Ces morceaux, et tous les sermons de Bossuet, en général, ne sont point sans doute exempts d’incorrections ; mais il n’y aurait pas plus de mérite que de difficulté à les relever. Le goût qui aperçoit les beautés est plus rare et plus utile mille fois, que le misérable métier de borner ses découvertes à indiquer quelques fautes de grammaire. Celui qui aurait étudié, ajoute M. Maury, celui qui aurait même composé toutes les poétiques, serait beaucoup moins avancé dans la carrière de l’éloquence, que l’orateur qui aurait profondément senti une seule page de ces discours. Peut-être le zèle pour la gloire de Bossuet a-t-il entraîné un peu trop loin ici son illustre panégyriste : mais nous ne pouvons qu’applaudir à la justesse de la réflexion suivante. La lecture des grands modèles est autant au-dessus de l’étude des règles, que le talent de créer des beautés de génie est supérieur à l’art d’éviter les fautes de goût.
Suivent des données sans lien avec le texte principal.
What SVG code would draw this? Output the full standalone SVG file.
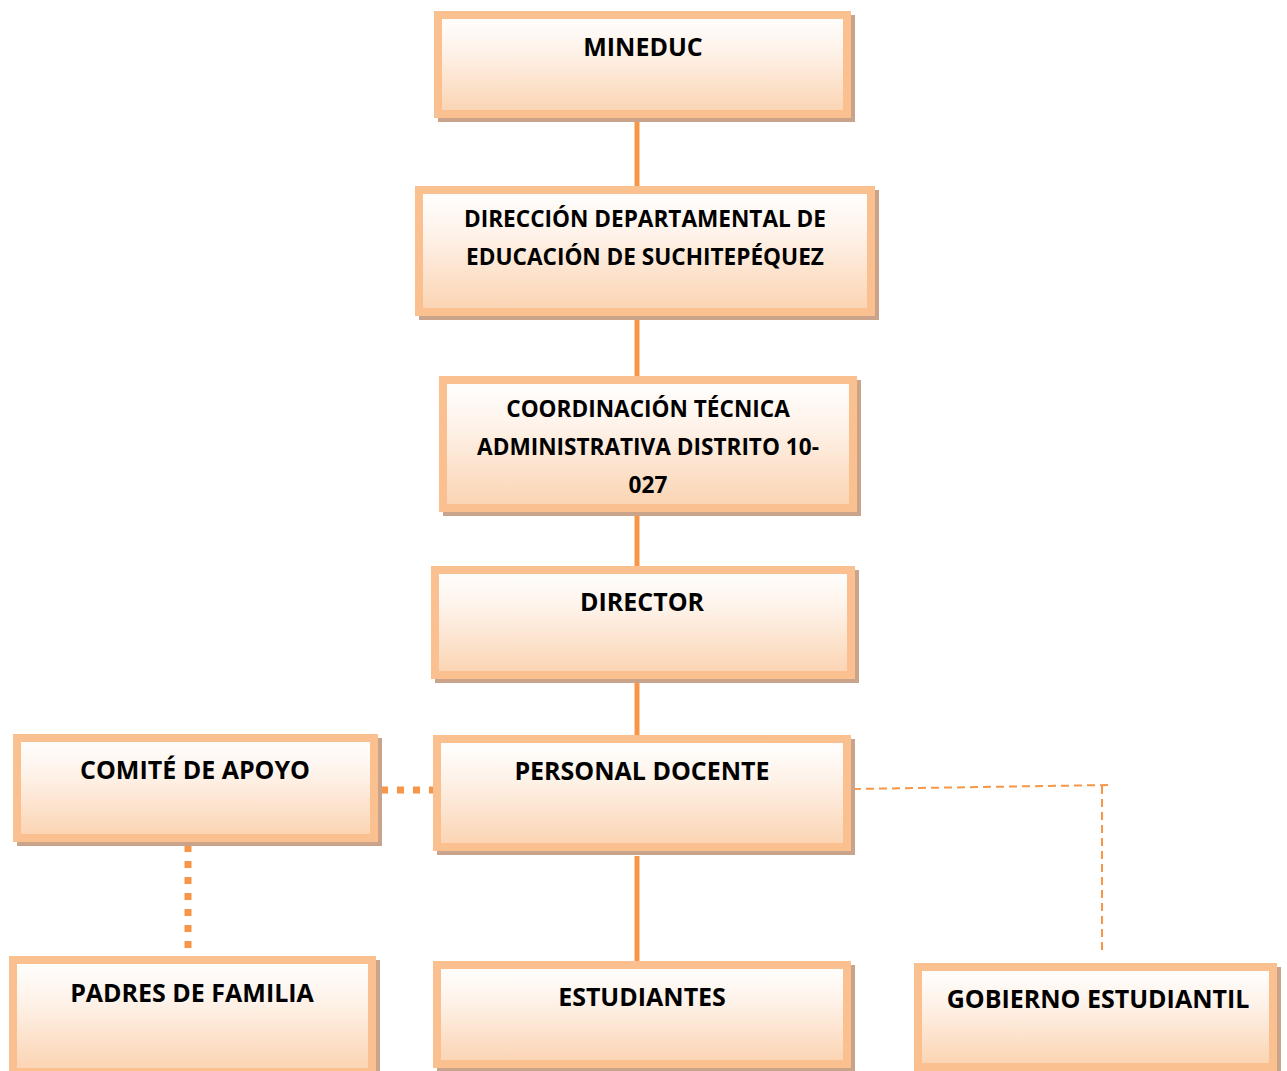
<svg xmlns="http://www.w3.org/2000/svg" width="1287" height="1071" viewBox="0 0 1287 1071">
<defs>
<linearGradient id="g" x1="0" y1="0" x2="0" y2="1">
<stop offset="0" stop-color="#FFFFFF"/>
<stop offset="0.35" stop-color="#FEF3EA"/>
<stop offset="1" stop-color="#FBD3B1"/>
</linearGradient>
</defs>
<style>
.sh{fill:#C9A48A;}
.bx{fill:url(#g);stroke:#FAC08F;stroke-width:8;}
.t{font-family:"Open Sans","Liberation Sans",sans-serif;font-weight:bold;font-size:25px;fill:#000;text-anchor:middle;}
.m{font-size:22.6px;}
.solid{stroke:#F79646;stroke-width:5;fill:none;}
.dot{stroke:#F79646;stroke-width:7;stroke-dasharray:7 9;fill:none;}
.dash{stroke:#F79646;stroke-width:2;stroke-dasharray:8 5;fill:none;}
</style>
<rect width="1287" height="1071" fill="#FFFFFF"/>
<g id="connectors">
<line class="solid" x1="637" y1="118" x2="637" y2="186"/>
<line class="solid" x1="637" y1="316" x2="637" y2="376"/>
<line class="solid" x1="637" y1="512" x2="637" y2="566"/>
<line class="solid" x1="637" y1="679" x2="637" y2="735"/>
<line class="solid" x1="637" y1="856" x2="637" y2="963"/>
<line class="dot" x1="381" y1="790" x2="433" y2="790"/>
<line class="dot" x1="188" y1="845" x2="188" y2="956"/>
<polyline class="dash" points="853,789 1109,785"/>
<line class="dash" x1="1102" y1="786" x2="1102" y2="954"/>
</g>
<g id="mineduc">
<rect class="sh" x="438" y="15" width="417" height="107"/>
<rect class="bx" x="438" y="15" width="409" height="99"/>
<text class="t" x="643" y="56">MINEDUC</text>
</g>
<g id="direccion">
<rect class="sh" x="419" y="190" width="460" height="130"/>
<rect class="bx" x="419" y="190" width="452" height="122"/>
<text class="t m" x="645" y="227">DIRECCIÓN DEPARTAMENTAL DE</text>
<text class="t m" x="645" y="265">EDUCACIÓN DE SUCHITEPÉQUEZ</text>
</g>
<g id="coordinacion">
<rect class="sh" x="443" y="380" width="418" height="136"/>
<rect class="bx" x="443" y="380" width="410" height="128"/>
<text class="t m" x="648" y="417">COORDINACIÓN TÉCNICA</text>
<text class="t m" x="648" y="455">ADMINISTRATIVA DISTRITO 10-</text>
<text class="t m" x="648" y="493">027</text>
</g>
<g id="director">
<rect class="sh" x="435" y="570" width="424" height="113"/>
<rect class="bx" x="435" y="570" width="416" height="105"/>
<text class="t" x="642" y="611">DIRECTOR</text>
</g>
<g id="personal">
<rect class="sh" x="437" y="739" width="418" height="116"/>
<rect class="bx" x="437" y="739" width="410" height="108"/>
<text class="t" x="642" y="780">PERSONAL DOCENTE</text>
</g>
<g id="comite">
<rect class="sh" x="17" y="738" width="365" height="108"/>
<rect class="bx" x="17" y="738" width="357" height="100"/>
<text class="t" x="195" y="779">COMITÉ DE APOYO</text>
</g>
<g id="padres">
<rect class="sh" x="13" y="960" width="367" height="120"/>
<rect class="bx" x="13" y="960" width="359" height="112"/>
<text class="t" x="192" y="1002">PADRES DE FAMILIA</text>
</g>
<g id="estudiantes">
<rect class="sh" x="437" y="965" width="418" height="107"/>
<rect class="bx" x="437" y="965" width="410" height="99"/>
<text class="t" x="642" y="1006">ESTUDIANTES</text>
</g>
<g id="gobierno">
<rect class="sh" x="918" y="967" width="363" height="108"/>
<rect class="bx" x="918" y="967" width="355" height="100"/>
<text class="t" x="1098" y="1008">GOBIERNO ESTUDIANTIL</text>
</g>
</svg>
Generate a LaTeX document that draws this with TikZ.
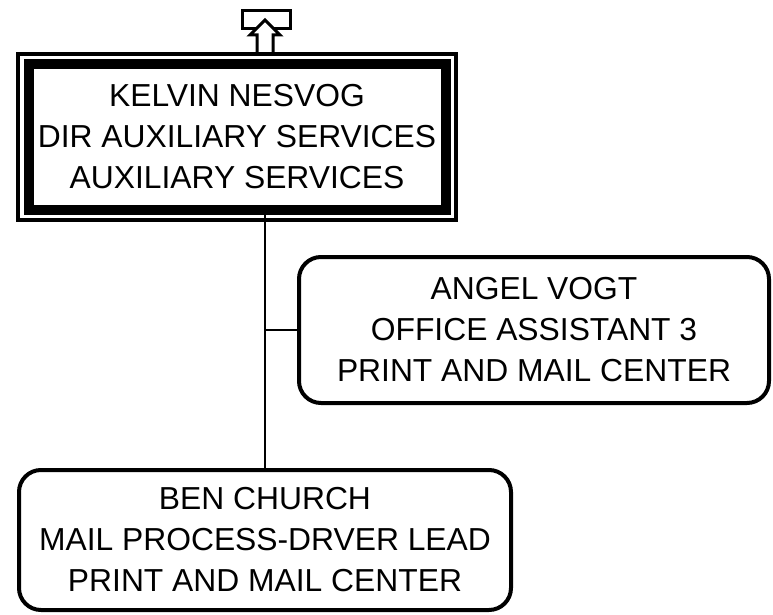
\documentclass[tikz,border=0pt]{standalone}
\usepackage{fontspec}
\setmainfont{Liberation Sans}
\usetikzlibrary{positioning}

\tikzset{
  person/.style={draw,align=center,inner sep=0pt,outer sep=0pt,fill=white,
    font=\fontsize{31.8}{41}\selectfont},
  staff/.style={person,line width=4pt,rounded corners=22pt,minimum width=470pt,minimum height=146pt},
  boss/.style={person,line width=10pt,minimum width=417pt,minimum height=145pt},
  link/.style={line width=2pt}
}

\begin{document}
\begin{tikzpicture}[x=1pt,y=-1pt,line join=miter]
\useasboundingbox (0,0) rectangle (773,615);
\node[boss] (kelvin) at (237,137) {KELVIN NESVOG\\DIR AUXILIARY SERVICES\\AUXILIARY SERVICES};
\draw[line width=4pt] ([xshift=-10.5pt,yshift=10.5pt]kelvin.north west) rectangle ([xshift=10.5pt,yshift=-10.5pt]kelvin.south east);
\node[staff] (angel) at (534,330) {ANGEL VOGT\\OFFICE ASSISTANT 3\\PRINT AND MAIL CENTER};
\node[staff,minimum width=492pt,minimum height=140pt] (ben) at (265,540) {BEN CHURCH\\MAIL PROCESS-DRVER LEAD\\PRINT AND MAIL CENTER};
\draw[link] (kelvin.south -| ben.north) -- (ben.north);
\draw[link] (angel.west -| ben.north) -- (angel.west);
% up arrow above the top box
\coordinate (up) at (ben.north |- 0,52);
\draw[line width=3pt,fill=white] (242,11) rectangle (290,29);
\draw[line width=3pt,fill=white] ([xshift=-8pt]up) -- ++(0,-17) -- ++(-7,0) -- ([yshift=32pt]up) -- ([xshift=15pt,yshift=17pt]up) -- ++(-7,0) -- ([xshift=8pt]up);
\end{tikzpicture}
\end{document}
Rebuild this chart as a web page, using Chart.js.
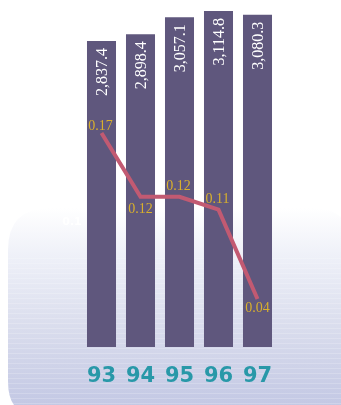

Voilà pourquoi nous avons multiplié les citations, et prouvé partout, par l’exemple des grands maîtres, la solidité des principes que nous avions établis ; voilà pourquoi nous n’avons dissimulé ni les défauts ni les endroits faibles de ceux que nous proposons d’ailleurs comme des modèles. Éloignés du culte fanatique que de certaines gens ont voué à une certaine classe d’écrivains, mais incapables en même temps des vains ménagements dont les grands hommes n’ont pas besoin, nous avons dit sur des matières de goût et de morale ce que nous avons cru la vérité, et nous continuerons de la dire, sans crainte, parce que nous nous y sommes consacrés sans réserve.